One of the most common uses of sed is to replace one string with another in a file. The following command uses the sed command to replace all occurrences of the word "apples" with "bananas" in the input string by using a substitution expression (denoted by the s flag).

➜  ~ echo "Add apples in the inventory, apples are missing" | sed 's/apples/bananas/'
Add bananas in the inventory, apples are missing

In the above example, only the first occurrence of "apples" was replaced with "bananas" because, by default, the s command in sed only replaces the first occurrence of the target string in each line.
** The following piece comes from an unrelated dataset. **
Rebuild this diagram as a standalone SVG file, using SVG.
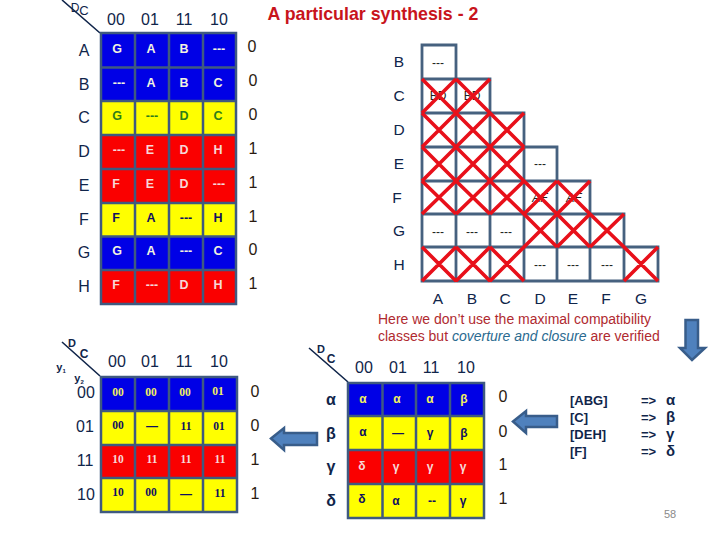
<svg xmlns="http://www.w3.org/2000/svg" width="720" height="540" viewBox="0 0 720 540">
<style>
text{font-family:"Liberation Sans",Arial,sans-serif;text-anchor:middle}
.h{font-size:16px;fill:#10254a}
.o{font-size:16px;fill:#2a1a10}
.c{font-size:12.500px;font-weight:bold}
.w{fill:#f2f2e0}.g{fill:#2e7d1a}.n{fill:#101060}.y{fill:#f2f060}.p{fill:#f6d8d8}
.grid{stroke:#3f5a80;stroke-width:2.5;fill:none}
.tri{stroke:#46617f;stroke-width:2.800;fill:#fff}
.x{stroke:#e8101a;stroke-width:3.600;fill:none}
.d{font-size:12px;fill:#222}
.lab{font-size:15.500px;fill:#10254a}
.arr{fill:#4f81bd;stroke:#385d8a;stroke-width:2.500}
.b{fill:#0000e6}.r{fill:#fa0000}.l{fill:#ffff00}
.m{font-size:13px;font-weight:bold;text-anchor:start;fill:#10254a}
.s{font-family:"Liberation Serif",serif;font-size:11.500px;font-weight:bold}
.k{font-weight:bold;fill:#10254a}
.e{font-size:12px;font-weight:bold}
</style>
<rect width="720" height="540" fill="#fff"/>
<g id="connectors">
<path d="M62 0L100 33M62 342L100 376M309 348L348 382" stroke="#10254a" stroke-width="1.600" fill="none"/>
</g>
<g id="title"><text x="373" y="20" font-size="17.800" font-weight="bold" fill="#c8141c">A particular synthesis - 2</text></g>
<g id="table1">
<text class="h" x="75" y="12" style="font-size:12px">D</text><text class="h" x="84" y="15" style="font-size:13px">C</text>
<g class="h"><text x="116" y="25">00</text><text x="150" y="25">01</text><text x="184" y="25">11</text><text x="219" y="25">10</text>
<text x="84" y="56">A</text><text x="84" y="90">B</text><text x="84" y="123">C</text><text x="84" y="157">D</text><text x="84" y="191">E</text><text x="84" y="225">F</text><text x="84" y="258">G</text><text x="84" y="292">H</text></g>
<rect class="b" x="101" y="33" width="135" height="68"/><rect class="l" x="101" y="101" width="135" height="34"/><rect class="r" x="101" y="135" width="135" height="68"/><rect class="l" x="101" y="203" width="135" height="33.500"/><rect class="b" x="101" y="236.500" width="135" height="33.500"/><rect class="r" x="101" y="270" width="135" height="34"/>
<path class="grid" d="M101 33H236V304H101ZM135 33V304M169 33V304M203 33V304M101 67.500H236M101 101H236M101 135H236M101 169H236M101 203H236M101 236.500H236M101 270H236"/>
<g class="c">
<text class="w" x="117" y="53">G</text><text class="w" x="151" y="53">A</text><text class="w" x="184" y="53">B</text><text class="w" x="219" y="53">---</text>
<text class="w" x="119" y="87">---</text><text class="w" x="151" y="87">A</text><text class="w" x="184" y="87">B</text><text class="w" x="218" y="87">C</text>
<text class="g" x="117" y="120">G</text><text class="g" x="152" y="120">---</text><text class="g" x="184" y="120">D</text><text class="g" x="218" y="120">C</text>
<text class="p" x="119" y="154">---</text><text class="p" x="150" y="154">E</text><text class="p" x="184" y="154">D</text><text class="p" x="218" y="154">H</text>
<text class="p" x="116" y="188">F</text><text class="p" x="150" y="188">E</text><text class="p" x="184" y="188">D</text><text class="p" x="219" y="188">---</text>
<text class="n" x="116" y="222">F</text><text class="n" x="151" y="222">A</text><text class="n" x="186" y="222">---</text><text class="n" x="218" y="222">H</text>
<text class="w" x="117" y="255">G</text><text class="w" x="151" y="255">A</text><text class="w" x="186" y="255">---</text><text class="w" x="218" y="255">C</text>
<text class="p" x="116" y="289">F</text><text class="p" x="152" y="289">---</text><text class="p" x="184" y="289">D</text><text class="p" x="218" y="289">H</text>
</g>
<g class="o"><text x="252" y="52">0</text><text x="253" y="86">0</text><text x="253" y="120">0</text><text x="253" y="154">1</text><text x="253" y="188">1</text><text x="253" y="222">1</text><text x="253" y="255">0</text><text x="253" y="289">1</text></g>
</g>
<g id="triangle">
<path class="tri" d="M422 45H456V79H422ZM422 79H490V113H422ZM422 113H524V147H422ZM422 147H557V181H422ZM422 181H590V214H422ZM422 214H624V247H422ZM422 247H658V281H422Z"/>
<path class="tri" style="fill:none" d="M456 79V281M490 113V281M524 147V281M557 181V281M590 214V281M624 247V281"/>
<g class="lab"><text x="399" y="67">B</text><text x="399" y="101">C</text><text x="399" y="135">D</text><text x="399" y="169">E</text><text x="397" y="203">F</text><text x="399" y="236">G</text><text x="399" y="270">H</text>
<text x="438" y="304">A</text><text x="472" y="304">B</text><text x="505" y="304">C</text><text x="540" y="304">D</text><text x="573" y="304">E</text><text x="606" y="304">F</text><text x="641" y="304">G</text></g>
<g class="d"><text x="438" y="67">---</text><text x="438" y="100">BD</text><text x="472" y="100">BD</text><text x="540" y="168">---</text><text x="540" y="202" font-style="italic">AF</text><text x="574" y="202" font-style="italic">AF</text>
<text x="438" y="236">---</text><text x="472" y="236">---</text><text x="506" y="236">---</text><text x="540" y="269">---</text><text x="573" y="269">---</text><text x="607" y="269">---</text></g>
<path class="x" d="M422 79L456 113M456 79L422 113M456 79L490 113M490 79L456 113
M422 113L456 147M456 113L422 147M456 113L490 147M490 113L456 147M490 113L524 147M524 113L490 147
M422 147L456 181M456 147L422 181M456 147L490 181M490 147L456 181M490 147L524 181M524 147L490 181
M422 181L456 214M456 181L422 214M456 181L490 214M490 181L456 214M490 181L524 214M524 181L490 214M524 181L557 214M557 181L524 214M557 181L590 214M590 181L557 214
M524 214L557 247M557 214L524 247M557 214L590 247M590 214L557 247M590 214L624 247M624 214L590 247
M422 247L456 281M456 247L422 281M456 247L490 281M490 247L456 281M490 247L524 281M524 247L490 281M624 247L658 281M658 247L624 281"/>
</g>
<g id="note"><text x="378" y="324" font-size="14" fill="#b02a30" style="text-anchor:start">Here we don’t use the maximal compatibility</text>
<text x="378" y="341" font-size="14" fill="#b02a30" style="text-anchor:start">classes but <tspan fill="#2a6a90" font-style="italic">coverture and closure</tspan> are verified</text></g>
<g id="table3">
<text class="k" x="72" y="347" style="font-size:11px">D</text><text class="k" x="84" y="358" style="font-size:12px">C</text>
<text class="k" x="61" y="371" style="font-size:11px">y<tspan font-size="6" dy="2">1</tspan></text><text class="k" x="79" y="382" style="font-size:11px">y<tspan font-size="6" dy="2">2</tspan></text>
<g class="h"><text x="117" y="367">00</text><text x="150" y="367">01</text><text x="184" y="367">11</text><text x="219" y="367">10</text>
<text x="86" y="398">00</text><text x="85" y="432">01</text><text x="85" y="466">11</text><text x="86" y="500">10</text></g>
<rect class="b" x="101" y="377" width="136" height="34"/><rect class="l" x="101" y="411" width="136" height="34"/><rect class="r" x="101" y="445" width="136" height="33"/><rect class="l" x="101" y="478" width="136" height="34"/>
<path class="grid" d="M101 377H237V512H101ZM135 377V512M169 377V512M203 377V512M101 411H237M101 445H237M101 478H237"/>
<text class="y s" x="118" y="396">00</text><text class="y s" x="151" y="396">00</text><text class="y s" x="185" y="396">00</text><text class="y s" x="218" y="395">01</text>
<text class="n s" x="118" y="429">00</text><text class="n e" x="152" y="430">—</text><text class="n s" x="186" y="430">11</text><text class="n s" x="219" y="430">01</text>
<text class="p s" x="118" y="463">10</text><text class="p s" x="152" y="463">11</text><text class="p s" x="186" y="463">11</text><text class="p s" x="220" y="463">11</text>
<text class="n s" x="118" y="496">10</text><text class="n s" x="151" y="496">00</text><text class="n e" x="186" y="498">—</text><text class="n s" x="220" y="497">11</text>
<g class="o"><text x="255" y="397">0</text><text x="255" y="431">0</text><text x="255" y="465">1</text><text x="255" y="499">1</text></g>
</g>
<g id="table4">
<text class="k" x="321" y="353" style="font-size:11px">D</text><text class="k" x="331" y="363" style="font-size:12px">C</text>
<g class="h"><text x="364" y="373">00</text><text x="398" y="373">01</text><text x="431" y="373">11</text><text x="466" y="373">10</text></g>
<g><text class="k" x="331" y="405" style="font-size:16px">α</text><text class="k" x="331" y="439" style="font-size:16px">β</text><text class="k" x="331" y="472" style="font-size:16px">γ</text><text class="k" x="331" y="506" style="font-size:16px">δ</text></g>
<rect class="b" x="348" y="383" width="136" height="33"/><rect class="l" x="348" y="416" width="136" height="34"/><rect class="r" x="348" y="450" width="136" height="34"/><rect class="l" x="348" y="484" width="136" height="34"/>
<path class="grid" d="M348 383H484V518H348ZM382.500 383V518M416 383V518M450 383V518M348 416H484M348 450H484M348 484H484"/>
<text class="y e" x="363" y="403">α</text><text class="y e" x="397" y="403">α</text><text class="y e" x="430" y="403">α</text><text class="y e" x="464" y="403">β</text>
<text class="n e" x="363" y="436">α</text><text class="n e" x="398" y="437">—</text><text class="n e" x="430" y="437">γ</text><text class="n e" x="464" y="437">β</text>
<text class="p e" x="362" y="470">δ</text><text class="p e" x="396" y="471">γ</text><text class="p e" x="430" y="471">γ</text><text class="p e" x="463" y="471">γ</text>
<text class="n e" x="362" y="503">δ</text><text class="n e" x="396" y="505">α</text><text class="n e" x="432" y="505">--</text><text class="n e" x="463" y="505">γ</text>
<g class="o"><text x="503" y="402">0</text><text x="503" y="437">0</text><text x="503" y="470">1</text><text x="503" y="504">1</text></g>
</g>
<g id="mapping">
<text class="m" x="570" y="405">[ABG]</text><text class="m" x="570" y="422">[C]</text><text class="m" x="570" y="439">[DEH]</text><text class="m" x="570" y="456">[F]</text>
<text class="m" x="641" y="405">=&gt;</text><text class="m" x="641" y="422">=&gt;</text><text class="m" x="641" y="439">=&gt;</text><text class="m" x="641" y="456">=&gt;</text>
<text class="m" x="666" y="405" style="font-size:15px">α</text><text class="m" x="666" y="422" style="font-size:15px">β</text><text class="m" x="666" y="439" style="font-size:15px">γ</text><text class="m" x="666" y="456" style="font-size:15px">δ</text>
</g>
<g id="arrow-down"><path class="arr" d="M685.500 320H698V348H705L692 360L680 348H685.500Z"/></g>
<g id="arrow-left1"><path class="arr" d="M271 438.500L284 428V433H317V445H284V450Z"/></g>
<g id="arrow-left2"><path class="arr" d="M513 421.500L526 411V416H557V427H526V433Z"/></g>
<g id="page"><text x="670" y="518" font-size="11" fill="#8a8a8a">58</text></g>
</svg>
To replace all occurrences of "apples" in each line, you can use the g flag (which stands for "global") in the s command. Here's an updated version of the previous example that uses the g flag:

➜  ~ echo "Add apples in the inventory, apples are missing" | sed 's/apples/bananas/g'
Add bananas in the inventory, bananas are missing

This command will replace all occurrences of "apples" with "bananas" in the input string.

In the inventory.txt file suppose we want to replace the price of "Apple" with "2.50" instead of "2.00" in the file:

➜  ~ sed -i '/Apple/s/2.00/2.50/p' inventory.txt
Apple,10,$2.50

-i: This option tells sed to edit files in place. With this option, sed modifies the input file directly.
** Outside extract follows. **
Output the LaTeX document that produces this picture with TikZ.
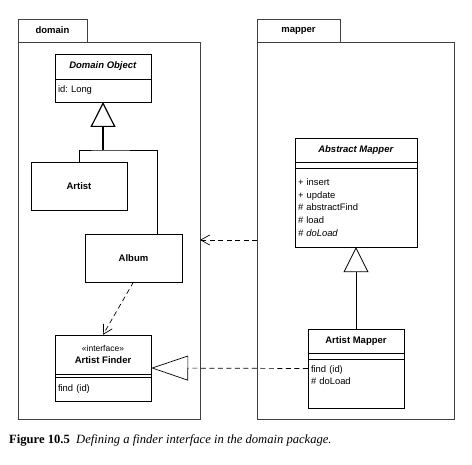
\documentclass[tikz,border=0pt]{standalone}
\usepackage{fontspec}
\setmainfont{Liberation Sans}
\newfontfamily\capfont{Liberation Serif}
\frenchspacing
\usetikzlibrary{positioning,fit,arrows.meta}
\tikzstyle{pkgtab} = [rectangle, draw=black!75, line width=0.8pt, minimum height=23pt, inner sep=0pt, outer sep=0pt, font=\fontsize{9.5}{11}\selectfont\bfseries]
\tikzstyle{pkgbody} = [rectangle, draw=black!75, line width=0.8pt, minimum height=377pt, inner sep=0pt, outer sep=0pt]
\tikzstyle{classtitle} = [rectangle, draw, line width=0.9pt, minimum height=24pt, inner sep=2pt, outer sep=0pt, align=center, fill=white, font=\fontsize{9.5}{11.5}\selectfont\bfseries]
\tikzstyle{compartment} = [rectangle, draw, line width=0.9pt, inner sep=3pt, outer sep=0pt, align=left, font=\fontsize{9.4}{12.7}\selectfont]
\tikzstyle{emptypart} = [rectangle, draw, line width=0.9pt, inner sep=0pt, outer sep=0pt]
\tikzstyle{dep} = [line width=0.7pt, dash pattern=on 5pt off 3.5pt, -{Straight Barb[length=9pt,width=10pt]}]
\tikzstyle{gen} = [line width=0.8pt, -{Triangle[open,length=25pt,width=25pt]}]
\tikzstyle{realize} = [line width=0.7pt, dash pattern=on 5pt off 3.5pt, -{Triangle[open,length=37pt,width=25pt]}]
\begin{document}
\begin{tikzpicture}[x=1pt, y=-1pt]
        \useasboundingbox (0,0) rectangle (472,465);
        % Packages ---------------------------------------------------------------------------------
        \node[pkgtab, minimum width=69pt, anchor=north west] (domain_tab) at (18,19) {domain};
        \node[pkgbody, minimum width=182pt, anchor=north west] (domain_pkg) at (18,42) {};
        \node[pkgtab, minimum width=83pt, anchor=north west] (mapper_tab) at (257,19) {mapper};
        \node[pkgbody, minimum width=197pt, anchor=north west] (mapper_pkg) at (257,42) {};
        % Domain -----------------------------------------------------------------------------------
        \node[classtitle, minimum width=96pt, minimum height=25pt, anchor=north west] (dobj_title) at (55,54) {\textit{Domain Object}};
        \node[compartment, text width=90pt, minimum height=23pt, below=0pt of dobj_title] (dobj_attr) {id: Long};
        \node[classtitle, minimum width=96pt, minimum height=48pt] (artist) at (79,186) {Artist};
        \node[classtitle, minimum width=97pt, minimum height=48pt] (album) at (133.5,258) {Album};
        % Finder
        \node[classtitle, minimum width=96pt, minimum height=39pt, anchor=north west] (af_title) at (55,335) {{\mdseries\fontsize{8.5}{10}\selectfont «interface»}\\Artist Finder};
        \node[emptypart, minimum width=96pt, minimum height=3pt, below=0pt of af_title] (af_attr) {};
        \node[compartment, text width=90pt, minimum height=24pt, below=0pt of af_attr] (af_ops) {find (id)};
        \node[fit={(af_title) (af_ops)}, inner sep=0pt] (finder) {};
        % Mapper -----------------------------------------------------------------------------------
        \node[classtitle, minimum width=122pt, anchor=north west] (am_title) at (295,138) {\textit{Abstract Mapper}};
        \node[emptypart, minimum width=122pt, minimum height=6pt, below=0pt of am_title] (am_attr) {};
        \node[compartment, text width=116pt, minimum height=79pt, below=0pt of am_attr] (am_ops) {+ insert\\+ update\\\# abstractFind\\\# load\\\textit{\# doLoad}};
        \node[fit={(am_title) (am_ops)}, inner sep=0pt] (abstract_mapper) {};
        \node[classtitle, minimum width=96pt, anchor=north west] (arm_title) at (308,329) {Artist Mapper};
        \node[emptypart, minimum width=96pt, minimum height=6pt, below=0pt of arm_title] (arm_attr) {};
        \node[compartment, text width=90pt, minimum height=49pt, below=0pt of arm_attr] (arm_ops) {find (id)\\\# doLoad\\\strut};
        \node[fit={(arm_title) (arm_ops)}, inner sep=0pt] (artist_mapper) {};
        % Caption ----------------------------------------------------------------------------------
        \node[anchor=west, inner sep=0pt, font=\capfont\fontsize{12.6}{15}\selectfont] (caption) at (9,440) {\textbf{Figure 10.5}\enspace\textit{Defining a finder interface in the domain package.}};
        % Arrows -----------------------------------------------------------------------------------
        \coordinate (gen_join) at (103,150);
        \draw[gen, line width=1.2pt] (gen_join) -- (dobj_attr.south);
        \draw[line width=0.8pt] (artist.north) |- (gen_join) -| ([xshift=24pt]album.north);
        \draw[dep] (album.south) -- (finder.north);
        \draw[dep] ([yshift=-9.5pt]mapper_pkg.west) -- ([yshift=-9.5pt]domain_pkg.east);
        \draw[gen] (artist_mapper.north) -- (abstract_mapper.south);
        \draw[realize] (artist_mapper.west) -- (finder.east);
    \end{tikzpicture}
\end{document}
p: This is a flag used with the substitution command s. When the /Apple/ condition is met, and a substitution is performed, p prints the modified line.

Conclusion

grep, awk, and sed are powerful tools for text processing in Unix-like systems and are essential for anyone working with text data, and a solid understanding of their capabilities is important for effective data analysis and manipulation. These three tools can be used together in a pipeline to perform complex text-processing tasks. For example, you can use grep to filter a file and extract specific lines, then use awk to process those lines and perform calculations or other transformations, and finally use sed to perform additional text manipulations or substitutions.